WHAT IS REQUIRED>
Output the material beneath this task exactly, images excluded.
++++++++++++++++++++
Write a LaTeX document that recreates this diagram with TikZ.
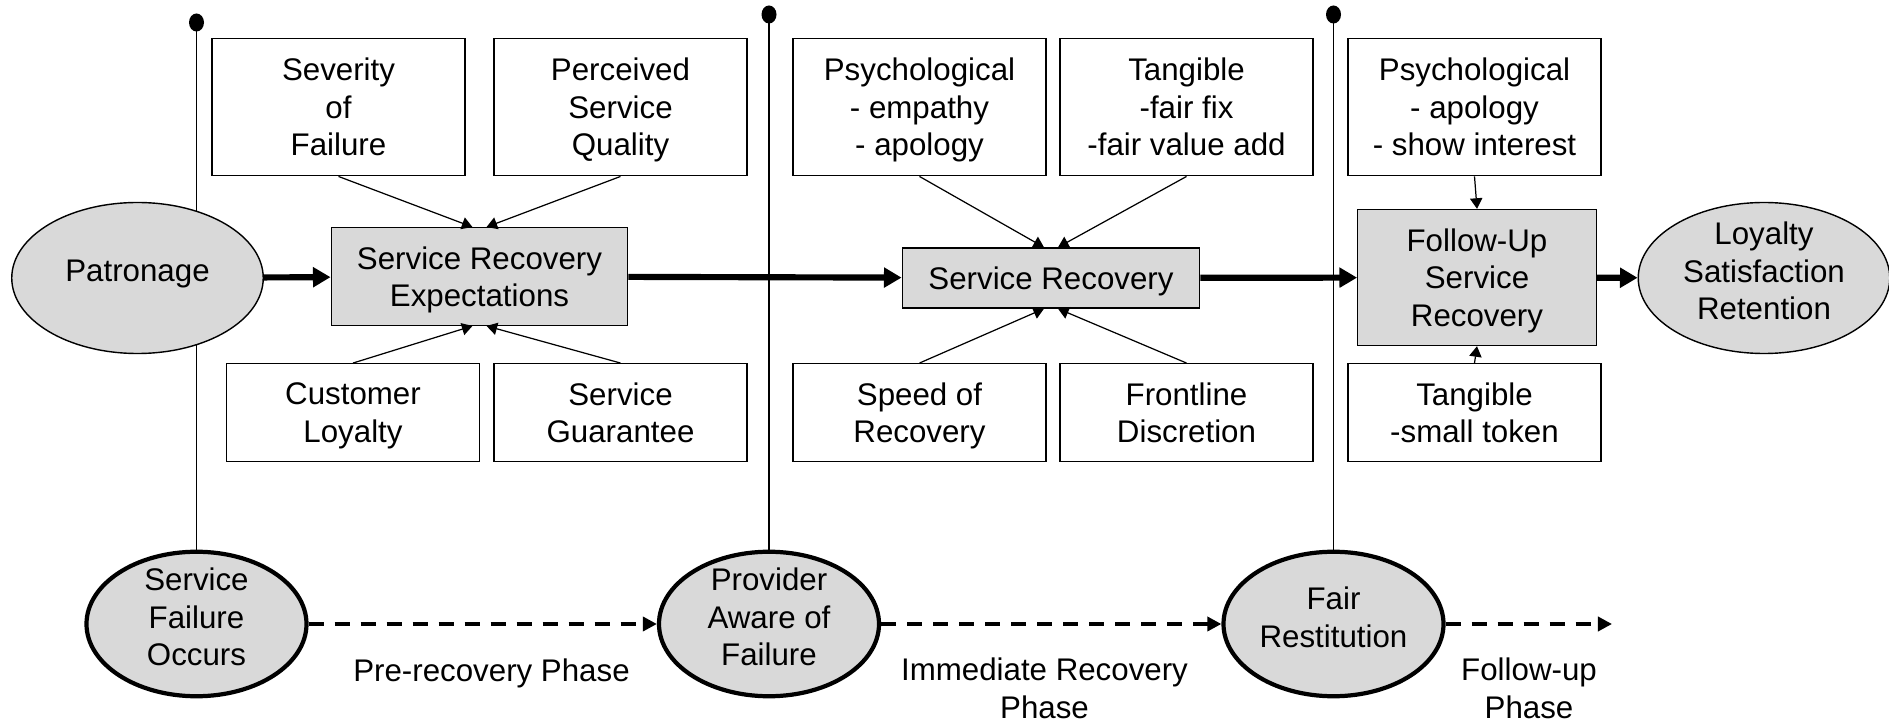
\documentclass[tikz,border=0pt]{standalone}
\usepackage{fontspec}
\setmainfont{Liberation Sans}
\usetikzlibrary{
  arrows.meta,
  backgrounds,
  positioning,
  shapes.geometric
}
\definecolor{boxgray}{RGB}{217,217,217}

\begin{document}
\begin{tikzpicture}[
    font=\fontsize{17.8}{21.3}\selectfont,
    boxtext/.style={align=center, text depth=0pt},
    ovaltext/.style={align=center, text depth=8pt},
    factor/.style={boxtext, draw, line width=0.8pt, inner sep=0pt,
      minimum width=5.06cm, minimum height=2.75cm},
    factorlow/.style={factor, minimum height=1.95cm},
    stage/.style={boxtext, draw, line width=0.8pt, fill=boxgray, inner sep=0pt},
    outcome/.style={ellipse, ovaltext, draw, line width=0.8pt, fill=boxgray,
      inner xsep=0pt, inner ysep=-11pt, minimum width=5.03cm, minimum height=3.02cm},
    event/.style={ellipse, ovaltext, draw, line width=2.4pt, fill=boxgray,
      inner xsep=0pt, inner ysep=-11pt, minimum width=4.4cm, minimum height=2.89cm},
    milestone/.style={ellipse, fill, inner sep=0pt, minimum width=0.3cm, minimum height=0.36cm},
    flow/.style={-{Triangle[length=10pt,width=11pt]}, line width=3.5pt},
    feed/.style={-{Triangle[length=6pt,width=7pt]}, line width=0.7pt},
    phase/.style={-{Triangle[length=8pt,width=8pt]}, line width=2.3pt,
      dash pattern=on 8.6pt off 6.2pt}
  ]
  \useasboundingbox (0,0) rectangle (37.78,14.43);

  % main chain
  \node[outcome] (Patronage) at (2.75, 8.87) {Patronage};
  \node[stage, minimum width=5.93cm, minimum height=1.95cm] (SRExp) at (9.59, 8.90)
    {Service Recovery\\Expectations};
  \node[stage, minimum width=5.95cm, minimum height=1.2cm] (SRec) at (21.02, 8.87)
    {Service Recovery};
  \node[stage, minimum width=4.77cm, minimum height=2.72cm] (FollowUp) at (29.54, 8.88)
    {Follow-Up\\Service\\Recovery};
  \node[outcome] (Loyalty) at (35.28, 8.87) {Loyalty\\Satisfaction\\Retention};

  % influencing factors
  \node[factor] (Severity) at (6.77, 12.29) {Severity\\of\\Failure};
  \node[factor] (PerceivedSQ) at (12.41, 12.29) {Perceived\\Service\\Quality};
  \node[factor] (PsychA) at (18.39, 12.29) {Psychological\\- empathy\\- apology};
  \node[factor] (TangibleA) at (23.73, 12.29) {Tangible\\-fair fix\\-fair value add};
  \node[factor] (PsychB) at (29.49, 12.29) {Psychological\\- apology\\- show interest};
  \node[factorlow] (CustLoyalty) at (7.06, 6.18) {Customer\\Loyalty};
  \node[factorlow] (SGuarantee) at (12.41, 6.18) {Service\\Guarantee};
  \node[factorlow] (Speed) at (18.39, 6.18) {Speed of\\Recovery};
  \node[factorlow] (Frontline) at (23.73, 6.18) {Frontline\\Discretion};
  \node[factorlow] (TangibleB) at (29.49, 6.18) {Tangible\\-small token};

  % timeline
  \node[event] (SFailure) at (3.93, 1.95) {Service\\Failure\\Occurs};
  \node[event] (PAware) at (15.38, 1.95) {Provider\\Aware of\\Failure};
  \node[event] (FairRest) at (26.67, 1.95) {Fair\\Restitution};
  \coordinate (PhaseEnd) at (32.24, 1.95);
  \node[boxtext] (PrePhase) at (9.83, 1.02) {Pre-recovery Phase};
  \node[boxtext] (ImmPhase) at (20.89, 0.67) {Immediate Recovery\\Phase};
  \node[boxtext] (FolPhase) at (30.58, 0.67) {Follow-up\\Phase};

  \node[milestone] (DotA) at (3.93, 13.98) {};
  \node[milestone] (DotB) at (15.38, 14.14) {};
  \node[milestone] (DotC) at (26.67, 14.14) {};

  \begin{scope}[on background layer]
    \draw[line width=0.8pt] (DotA.center) -- (SFailure.north);
    \draw[line width=0.8pt] (DotB.center) -- (PAware.north);
    \draw[line width=0.8pt] (DotC.center) -- (FairRest.north);
  \end{scope}

  \draw[flow] (Patronage) -- (SRExp);
  \draw[flow] (SRExp) -- (SRec);
  \draw[flow] (SRec) -- (FollowUp);
  \draw[flow] (FollowUp) -- (Loyalty);

  \draw[feed] (Severity.south) -- ([xshift=-4pt]SRExp.north);
  \draw[feed] (PerceivedSQ.south) -- ([xshift=4pt]SRExp.north);
  \draw[feed] (CustLoyalty.north) -- ([xshift=-4pt]SRExp.south);
  \draw[feed] (SGuarantee.north) -- ([xshift=4pt]SRExp.south);
  \draw[feed] (PsychA.south) -- ([xshift=-4pt]SRec.north);
  \draw[feed] (TangibleA.south) -- ([xshift=4pt]SRec.north);
  \draw[feed] (Speed.north) -- ([xshift=-4pt]SRec.south);
  \draw[feed] (Frontline.north) -- ([xshift=4pt]SRec.south);
  \draw[feed] (PsychB.south) -- (FollowUp.north);
  \draw[feed] (TangibleB.north) -- (FollowUp.south);

  \draw[phase] (SFailure) -- (PAware);
  \draw[phase] (PAware) -- (FairRest);
  \draw[phase] (FairRest) -- (PhaseEnd);
\end{tikzpicture}
\end{document}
++++++++++++++++++++
FINISHED ANSWER>
Write a LaTeX document that recreates this diagram with TikZ.
\documentclass[tikz,border=0pt]{standalone}
\usepackage{fontspec}
\setmainfont{Liberation Sans}
\usetikzlibrary{
  arrows.meta,
  backgrounds,
  positioning,
  shapes.geometric
}
\definecolor{boxgray}{RGB}{217,217,217}

\begin{document}
\begin{tikzpicture}[
    font=\fontsize{17.8}{21.3}\selectfont,
    boxtext/.style={align=center, text depth=0pt},
    ovaltext/.style={align=center, text depth=8pt},
    factor/.style={boxtext, draw, line width=0.8pt, inner sep=0pt,
      minimum width=5.06cm, minimum height=2.75cm},
    factorlow/.style={factor, minimum height=1.95cm},
    stage/.style={boxtext, draw, line width=0.8pt, fill=boxgray, inner sep=0pt},
    outcome/.style={ellipse, ovaltext, draw, line width=0.8pt, fill=boxgray,
      inner xsep=0pt, inner ysep=-11pt, minimum width=5.03cm, minimum height=3.02cm},
    event/.style={ellipse, ovaltext, draw, line width=2.4pt, fill=boxgray,
      inner xsep=0pt, inner ysep=-11pt, minimum width=4.4cm, minimum height=2.89cm},
    milestone/.style={ellipse, fill, inner sep=0pt, minimum width=0.3cm, minimum height=0.36cm},
    flow/.style={-{Triangle[length=10pt,width=11pt]}, line width=3.5pt},
    feed/.style={-{Triangle[length=6pt,width=7pt]}, line width=0.7pt},
    phase/.style={-{Triangle[length=8pt,width=8pt]}, line width=2.3pt,
      dash pattern=on 8.6pt off 6.2pt}
  ]
  \useasboundingbox (0,0) rectangle (37.78,14.43);

  % main chain
  \node[outcome] (Patronage) at (2.75, 8.87) {Patronage};
  \node[stage, minimum width=5.93cm, minimum height=1.95cm] (SRExp) at (9.59, 8.90)
    {Service Recovery\\Expectations};
  \node[stage, minimum width=5.95cm, minimum height=1.2cm] (SRec) at (21.02, 8.87)
    {Service Recovery};
  \node[stage, minimum width=4.77cm, minimum height=2.72cm] (FollowUp) at (29.54, 8.88)
    {Follow-Up\\Service\\Recovery};
  \node[outcome] (Loyalty) at (35.28, 8.87) {Loyalty\\Satisfaction\\Retention};

  % influencing factors
  \node[factor] (Severity) at (6.77, 12.29) {Severity\\of\\Failure};
  \node[factor] (PerceivedSQ) at (12.41, 12.29) {Perceived\\Service\\Quality};
  \node[factor] (PsychA) at (18.39, 12.29) {Psychological\\- empathy\\- apology};
  \node[factor] (TangibleA) at (23.73, 12.29) {Tangible\\-fair fix\\-fair value add};
  \node[factor] (PsychB) at (29.49, 12.29) {Psychological\\- apology\\- show interest};
  \node[factorlow] (CustLoyalty) at (7.06, 6.18) {Customer\\Loyalty};
  \node[factorlow] (SGuarantee) at (12.41, 6.18) {Service\\Guarantee};
  \node[factorlow] (Speed) at (18.39, 6.18) {Speed of\\Recovery};
  \node[factorlow] (Frontline) at (23.73, 6.18) {Frontline\\Discretion};
  \node[factorlow] (TangibleB) at (29.49, 6.18) {Tangible\\-small token};

  % timeline
  \node[event] (SFailure) at (3.93, 1.95) {Service\\Failure\\Occurs};
  \node[event] (PAware) at (15.38, 1.95) {Provider\\Aware of\\Failure};
  \node[event] (FairRest) at (26.67, 1.95) {Fair\\Restitution};
  \coordinate (PhaseEnd) at (32.24, 1.95);
  \node[boxtext] (PrePhase) at (9.83, 1.02) {Pre-recovery Phase};
  \node[boxtext] (ImmPhase) at (20.89, 0.67) {Immediate Recovery\\Phase};
  \node[boxtext] (FolPhase) at (30.58, 0.67) {Follow-up\\Phase};

  \node[milestone] (DotA) at (3.93, 13.98) {};
  \node[milestone] (DotB) at (15.38, 14.14) {};
  \node[milestone] (DotC) at (26.67, 14.14) {};

  \begin{scope}[on background layer]
    \draw[line width=0.8pt] (DotA.center) -- (SFailure.north);
    \draw[line width=0.8pt] (DotB.center) -- (PAware.north);
    \draw[line width=0.8pt] (DotC.center) -- (FairRest.north);
  \end{scope}

  \draw[flow] (Patronage) -- (SRExp);
  \draw[flow] (SRExp) -- (SRec);
  \draw[flow] (SRec) -- (FollowUp);
  \draw[flow] (FollowUp) -- (Loyalty);

  \draw[feed] (Severity.south) -- ([xshift=-4pt]SRExp.north);
  \draw[feed] (PerceivedSQ.south) -- ([xshift=4pt]SRExp.north);
  \draw[feed] (CustLoyalty.north) -- ([xshift=-4pt]SRExp.south);
  \draw[feed] (SGuarantee.north) -- ([xshift=4pt]SRExp.south);
  \draw[feed] (PsychA.south) -- ([xshift=-4pt]SRec.north);
  \draw[feed] (TangibleA.south) -- ([xshift=4pt]SRec.north);
  \draw[feed] (Speed.north) -- ([xshift=-4pt]SRec.south);
  \draw[feed] (Frontline.north) -- ([xshift=4pt]SRec.south);
  \draw[feed] (PsychB.south) -- (FollowUp.north);
  \draw[feed] (TangibleB.north) -- (FollowUp.south);

  \draw[phase] (SFailure) -- (PAware);
  \draw[phase] (PAware) -- (FairRest);
  \draw[phase] (FairRest) -- (PhaseEnd);
\end{tikzpicture}
\end{document}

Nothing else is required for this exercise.